The U.S. Census Bureau reported Thursday that the homeownership rate rose 0.1 percent to 63.8 percent in the fourth quarter of 2015, compared to 63.7 percent last quarter. Despite the rise however, the homeownership rate is 0.2 percent below the rate of 64.0 percent last year during the same period.
In addition, the homeownership rate, while up from a 48-year low in the second quarter of 2015, is still below the peak of 69.2 percent in June 2004.
After suffering a major drop in November 2015, existing-home sales rose 14.7 percent to a seasonally adjusted annual rate of 5.46 million in December, up from 4.46 million in November. Year-over-year, existing-home sales are up 7.7 percent, and December’s jump will mark the largest increase ever.
According to the National Association of Realtors (NAR), the first-time buyers share was at 32 percent in December, up from 30 percent in November and 29 percent a year ago. For the year, first-time buyers made up 30 percent of homebuyers, up 1 percentage point from 2014 and 2013.
“First-time buyers were for the most part held back once again in 2015 by rising rents and home prices, competition from vacation and investment buyers and supply shortages,” said Lawrence Yun, NAR Chief Economist. “While these headwinds show little signs of abating, the cumulative effect of strong job growth in recent years and young renters’ overwhelming interest to own a home should lead to a modest uptick in first-time buyer activity in 2016.”
The Bureau found that homeownership was highest among those 65 years and older at 79.3 percent int he fourth quarter of 2015, down slightly 79.5 percent in the previous quarter. However, the only age group to increase their homeownership rate was the 35 to 44-year olds, from 58.8 percent in the fourth quarter of last year to 59.3 percent in the fourth quarter of 2015.
“Jobs are being created at a rapid pace, and we expect earnings growth will finally start to rise this year.”
Matthew Pointon, Capital Economics
“Today’s Census Homeownership and Vacancy Survey release also provides optimism that the homeownership rate may have hit bottom in 2015,” said Ralph B. McLaughlin, Chief Economist at Trulia. “Many Gen Xers lost their homes during the recession, so this is a positive sign that we may be seeing boomerang buyers coming back into housing market. However, the increase was not statistically significant from a year ago.”
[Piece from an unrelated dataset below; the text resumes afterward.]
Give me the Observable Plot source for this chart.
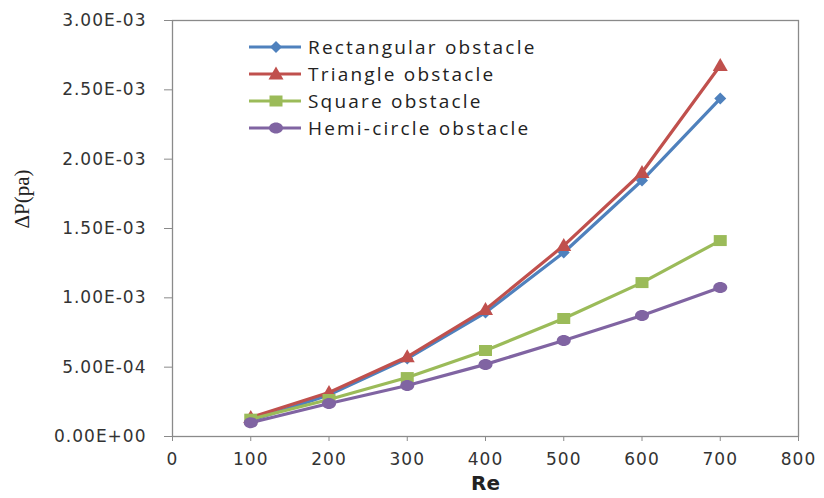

Capital Economics Property Economist Matthew Pointon added, “That gradual rise in the homeownership rate should continue over the next few years. On the demand side, there are large numbers of young adults who are currently living with their parents. And many of them would like to form their own household. The financial crisis locked them out of homeownership, as they lost their jobs and/or banks refused to provide them with a mortgage. But both factors are now steadily improving. Jobs are being created at a rapid pace, and we expect earnings growth will finally start to rise this year. As well as allowing more households to access homeownership, that will also cut down on mortgage delinquencies and keep more families in their homes.”
The Bureau reported that the homeownership rates were highest in the Midwest at 68.1 percent in the fourth quarter, and lowest in the West at 59.0 percent. All regions, except the West experienced a year-over-year decline in homeownership.
Rental vacancy rates in the fourth quarter were 7.0 percent in the fourth quarter, unchanged from last year and down 0.3 percent from the previous quarter. The homeowner vacancy rate was 1.9 percent for the quarter, also unchanged from last year and last quarter.
“An improving labor market and easing credit conditions are finally leading to a gradual rise in the homeownership rate. But the rental vacancy rate has yet to rise, and that will put upwards pressure on rents over the coming months,” Pointon stated.